- Data lines
******************************
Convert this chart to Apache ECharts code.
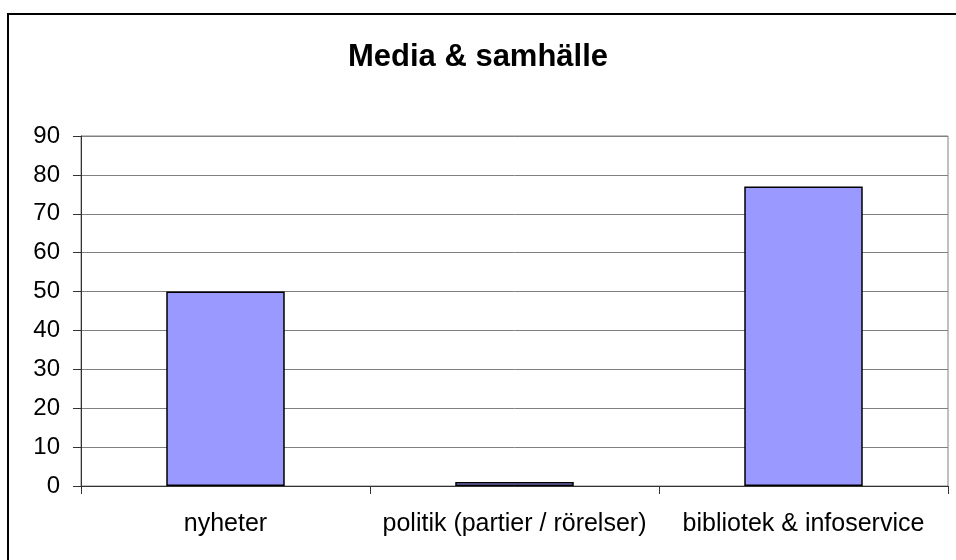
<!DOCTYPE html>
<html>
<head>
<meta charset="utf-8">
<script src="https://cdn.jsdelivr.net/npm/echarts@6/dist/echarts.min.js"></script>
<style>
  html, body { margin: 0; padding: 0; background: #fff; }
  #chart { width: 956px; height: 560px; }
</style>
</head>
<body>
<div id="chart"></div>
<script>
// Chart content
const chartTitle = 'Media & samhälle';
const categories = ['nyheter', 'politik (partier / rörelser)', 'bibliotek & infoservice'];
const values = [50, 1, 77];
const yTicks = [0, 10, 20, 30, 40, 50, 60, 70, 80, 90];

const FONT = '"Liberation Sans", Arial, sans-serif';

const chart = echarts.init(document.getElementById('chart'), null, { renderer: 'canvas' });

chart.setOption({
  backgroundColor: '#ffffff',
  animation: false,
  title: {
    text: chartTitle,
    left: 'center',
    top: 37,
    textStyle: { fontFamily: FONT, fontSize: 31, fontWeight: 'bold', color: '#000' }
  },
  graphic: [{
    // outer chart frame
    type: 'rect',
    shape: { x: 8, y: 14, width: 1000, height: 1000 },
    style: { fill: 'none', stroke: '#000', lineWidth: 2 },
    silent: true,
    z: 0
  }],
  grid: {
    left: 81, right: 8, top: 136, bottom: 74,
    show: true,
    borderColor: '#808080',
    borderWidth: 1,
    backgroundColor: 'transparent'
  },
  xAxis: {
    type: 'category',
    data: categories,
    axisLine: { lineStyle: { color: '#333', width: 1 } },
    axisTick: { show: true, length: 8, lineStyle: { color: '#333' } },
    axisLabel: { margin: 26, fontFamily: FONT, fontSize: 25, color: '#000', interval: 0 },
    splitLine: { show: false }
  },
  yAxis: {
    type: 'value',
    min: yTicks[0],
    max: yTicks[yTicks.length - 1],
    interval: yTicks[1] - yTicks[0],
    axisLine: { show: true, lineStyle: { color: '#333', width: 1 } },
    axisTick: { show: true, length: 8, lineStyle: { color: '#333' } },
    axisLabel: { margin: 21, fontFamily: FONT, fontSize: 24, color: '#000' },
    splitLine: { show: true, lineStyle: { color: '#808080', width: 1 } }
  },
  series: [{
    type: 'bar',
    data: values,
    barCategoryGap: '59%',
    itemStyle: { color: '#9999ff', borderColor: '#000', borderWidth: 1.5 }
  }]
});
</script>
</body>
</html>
******************************
- What is needed
Retype everything in the material word for word, minus pictures.

- Answer to the problem
Convert this chart to Apache ECharts code.
<!DOCTYPE html>
<html>
<head>
<meta charset="utf-8">
<script src="https://cdn.jsdelivr.net/npm/echarts@6/dist/echarts.min.js"></script>
<style>
  html, body { margin: 0; padding: 0; background: #fff; }
  #chart { width: 956px; height: 560px; }
</style>
</head>
<body>
<div id="chart"></div>
<script>
// Chart content
const chartTitle = 'Media & samhälle';
const categories = ['nyheter', 'politik (partier / rörelser)', 'bibliotek & infoservice'];
const values = [50, 1, 77];
const yTicks = [0, 10, 20, 30, 40, 50, 60, 70, 80, 90];

const FONT = '"Liberation Sans", Arial, sans-serif';

const chart = echarts.init(document.getElementById('chart'), null, { renderer: 'canvas' });

chart.setOption({
  backgroundColor: '#ffffff',
  animation: false,
  title: {
    text: chartTitle,
    left: 'center',
    top: 37,
    textStyle: { fontFamily: FONT, fontSize: 31, fontWeight: 'bold', color: '#000' }
  },
  graphic: [{
    // outer chart frame
    type: 'rect',
    shape: { x: 8, y: 14, width: 1000, height: 1000 },
    style: { fill: 'none', stroke: '#000', lineWidth: 2 },
    silent: true,
    z: 0
  }],
  grid: {
    left: 81, right: 8, top: 136, bottom: 74,
    show: true,
    borderColor: '#808080',
    borderWidth: 1,
    backgroundColor: 'transparent'
  },
  xAxis: {
    type: 'category',
    data: categories,
    axisLine: { lineStyle: { color: '#333', width: 1 } },
    axisTick: { show: true, length: 8, lineStyle: { color: '#333' } },
    axisLabel: { margin: 26, fontFamily: FONT, fontSize: 25, color: '#000', interval: 0 },
    splitLine: { show: false }
  },
  yAxis: {
    type: 'value',
    min: yTicks[0],
    max: yTicks[yTicks.length - 1],
    interval: yTicks[1] - yTicks[0],
    axisLine: { show: true, lineStyle: { color: '#333', width: 1 } },
    axisTick: { show: true, length: 8, lineStyle: { color: '#333' } },
    axisLabel: { margin: 21, fontFamily: FONT, fontSize: 24, color: '#000' },
    splitLine: { show: true, lineStyle: { color: '#808080', width: 1 } }
  },
  series: [{
    type: 'bar',
    data: values,
    barCategoryGap: '59%',
    itemStyle: { color: '#9999ff', borderColor: '#000', borderWidth: 1.5 }
  }]
});
</script>
</body>
</html>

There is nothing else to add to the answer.